「労働組合は、すべての働く者が結集できる組織でなければならないし、そうであってこそ、社会における存在意義も存在感も高まるのである」と指摘。
これに取り組まなければ、「限られた労働者のニーズにのみ対応した運動のみ展開していると見られる。時代遅れの組織となり、質・量ともに労働組合、労働運動の基盤が崩壊する。働く者がバラバラに孤立し、際限のない競争となり、常に不安と隣り合わせとなる。労働者は『分断され統治されて』しまう」と書いていた。
企業組合では対応できない産業構造の転換や社会変化に対応する必要があるとも記されていて、「企業別組合主義から脱却し、すべての働く者が結集できる新組織戦略を」とし、産業別組合、ナショナルセンターや地域組織の強化にむけて、人の配置や財政の配分を見直し、組織の役割分担を明確にすることを求めた。

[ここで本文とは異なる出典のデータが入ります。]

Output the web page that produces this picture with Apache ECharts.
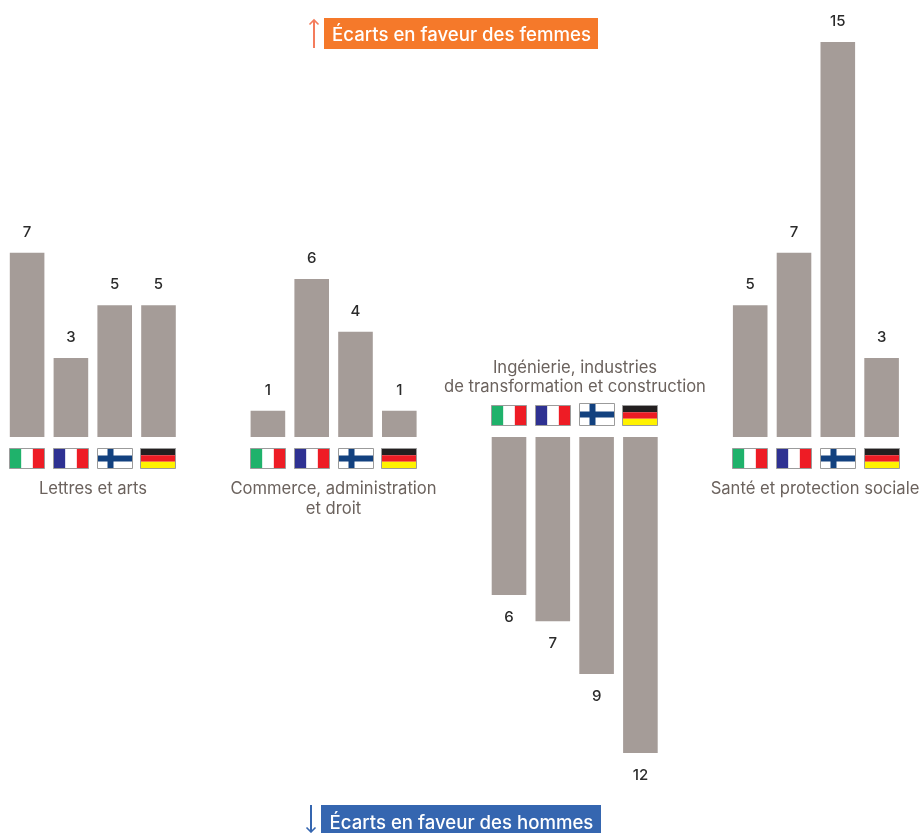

ただ当時を知る関係者らによると、この報告書に対しては企業別組合の幹部を中心とした反発もあり、ここで訴えられた改革が十分に進まなかったとされる。
労働環境が大きく変化し
対応できていない面も
その10年後の2013年にでた一般社団法人生活経済政策研究所の機関紙の特集「労働組合に未来はあるか――連合評価委員会最終報告から10年」の中にも、「連合幹部、とりわけ多くの単産幹部(企業別組合)が激しく抵抗した。『企業別組合中心主義を否定するのは現実的ではない』『そんなことを書かれても、傘下の大手企業別組合を説得できない』というのである」といった反応も書かれている。
この連合評価委員会の最終報告から20年近く、連合は2022年、連合生活開発研究所(連合総研)とともに「労働組合の未来」研究会を立ち上げ、新たな報告書をまとめた。玄田有史・東京大学社会科学研究所教授を座長に、有識者らをまじえ、約2年かけて、労組が抱える課題と処方箋について議論を重ねた。
この報告書「労働組合の『未来』を創る――理解・共感・参加を広げる16のアプローチ――」が報告された記者会見で、連合総研の中村天江主幹研究員は、この連合評価委員会報告を検討したと説明した上で、「この報告は第三者があえて建設的批判を行うことで労働組合を鼓舞するアプローチだった。批判色が強い分、反発も少なからずあったと聞いている。だが、それだけ的を射ていた面があった」と語る。